_RECORDS FOR THIS EXERCISE:_
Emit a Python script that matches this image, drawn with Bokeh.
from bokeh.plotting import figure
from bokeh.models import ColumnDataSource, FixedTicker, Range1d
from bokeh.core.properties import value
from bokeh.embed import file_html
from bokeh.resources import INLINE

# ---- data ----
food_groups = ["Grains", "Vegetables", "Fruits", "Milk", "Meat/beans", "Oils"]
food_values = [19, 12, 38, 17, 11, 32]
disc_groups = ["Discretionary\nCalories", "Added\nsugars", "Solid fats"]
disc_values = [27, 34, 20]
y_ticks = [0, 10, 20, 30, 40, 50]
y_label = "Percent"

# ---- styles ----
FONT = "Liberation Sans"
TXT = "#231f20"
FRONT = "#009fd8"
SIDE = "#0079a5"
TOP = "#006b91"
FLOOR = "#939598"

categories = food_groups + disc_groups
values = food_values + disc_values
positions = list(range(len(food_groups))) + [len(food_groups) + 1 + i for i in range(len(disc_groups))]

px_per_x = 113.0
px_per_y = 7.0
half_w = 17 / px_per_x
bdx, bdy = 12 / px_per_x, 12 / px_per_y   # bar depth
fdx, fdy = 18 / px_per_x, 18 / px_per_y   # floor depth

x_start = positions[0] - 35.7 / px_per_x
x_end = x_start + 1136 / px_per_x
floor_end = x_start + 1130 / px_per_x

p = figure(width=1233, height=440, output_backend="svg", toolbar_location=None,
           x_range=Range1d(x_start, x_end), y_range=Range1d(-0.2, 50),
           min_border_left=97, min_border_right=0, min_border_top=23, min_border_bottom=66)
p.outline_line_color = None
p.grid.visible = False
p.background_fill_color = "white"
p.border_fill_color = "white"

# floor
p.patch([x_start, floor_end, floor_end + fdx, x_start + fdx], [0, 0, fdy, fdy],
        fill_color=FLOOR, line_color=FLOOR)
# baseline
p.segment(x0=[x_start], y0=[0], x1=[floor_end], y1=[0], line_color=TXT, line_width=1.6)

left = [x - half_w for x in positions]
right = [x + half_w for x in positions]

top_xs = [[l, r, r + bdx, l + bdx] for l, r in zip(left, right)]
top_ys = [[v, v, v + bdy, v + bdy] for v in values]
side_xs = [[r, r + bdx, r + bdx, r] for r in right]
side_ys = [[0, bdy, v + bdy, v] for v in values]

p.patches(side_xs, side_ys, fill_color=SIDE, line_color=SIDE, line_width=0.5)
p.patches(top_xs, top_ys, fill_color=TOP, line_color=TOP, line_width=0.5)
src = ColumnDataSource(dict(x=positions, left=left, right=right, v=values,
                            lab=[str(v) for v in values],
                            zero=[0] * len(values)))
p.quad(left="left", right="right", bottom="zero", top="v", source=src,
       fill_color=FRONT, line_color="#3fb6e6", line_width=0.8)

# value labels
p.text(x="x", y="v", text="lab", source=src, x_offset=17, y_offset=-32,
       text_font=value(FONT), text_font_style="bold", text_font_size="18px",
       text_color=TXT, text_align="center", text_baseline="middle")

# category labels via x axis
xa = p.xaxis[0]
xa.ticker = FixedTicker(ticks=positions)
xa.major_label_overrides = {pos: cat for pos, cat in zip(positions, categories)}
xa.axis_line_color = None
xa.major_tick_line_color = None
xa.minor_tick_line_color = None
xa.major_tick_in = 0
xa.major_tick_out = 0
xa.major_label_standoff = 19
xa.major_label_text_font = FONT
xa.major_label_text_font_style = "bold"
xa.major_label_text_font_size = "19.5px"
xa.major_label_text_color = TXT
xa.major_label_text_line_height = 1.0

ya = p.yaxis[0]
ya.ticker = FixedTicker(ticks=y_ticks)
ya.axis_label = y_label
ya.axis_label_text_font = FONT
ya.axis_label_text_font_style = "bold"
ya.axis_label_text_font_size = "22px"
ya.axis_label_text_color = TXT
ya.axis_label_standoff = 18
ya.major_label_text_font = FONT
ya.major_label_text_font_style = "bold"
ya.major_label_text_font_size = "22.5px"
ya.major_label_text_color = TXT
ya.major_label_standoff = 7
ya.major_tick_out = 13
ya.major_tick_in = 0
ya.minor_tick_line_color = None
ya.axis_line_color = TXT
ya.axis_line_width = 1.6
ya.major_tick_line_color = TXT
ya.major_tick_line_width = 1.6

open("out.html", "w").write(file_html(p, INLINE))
...
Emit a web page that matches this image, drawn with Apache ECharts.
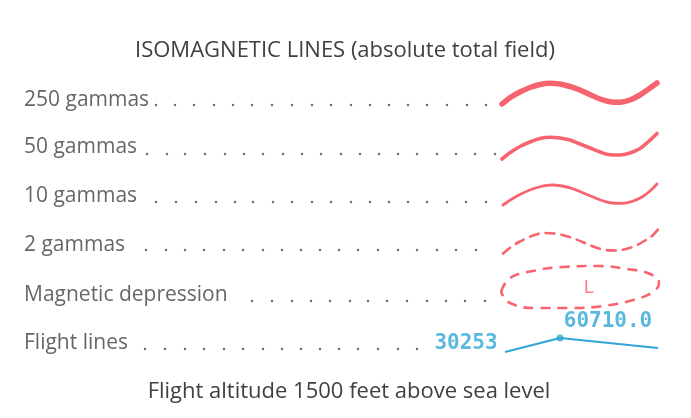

_DESCRIPTION OF THE TASK:_
Gather each line from the listing above that holds "with".

_THE SOLUTION:_
Emit a Python script that matches this image, drawn with Bokeh.
Emit a web page that matches this image, drawn with Apache ECharts.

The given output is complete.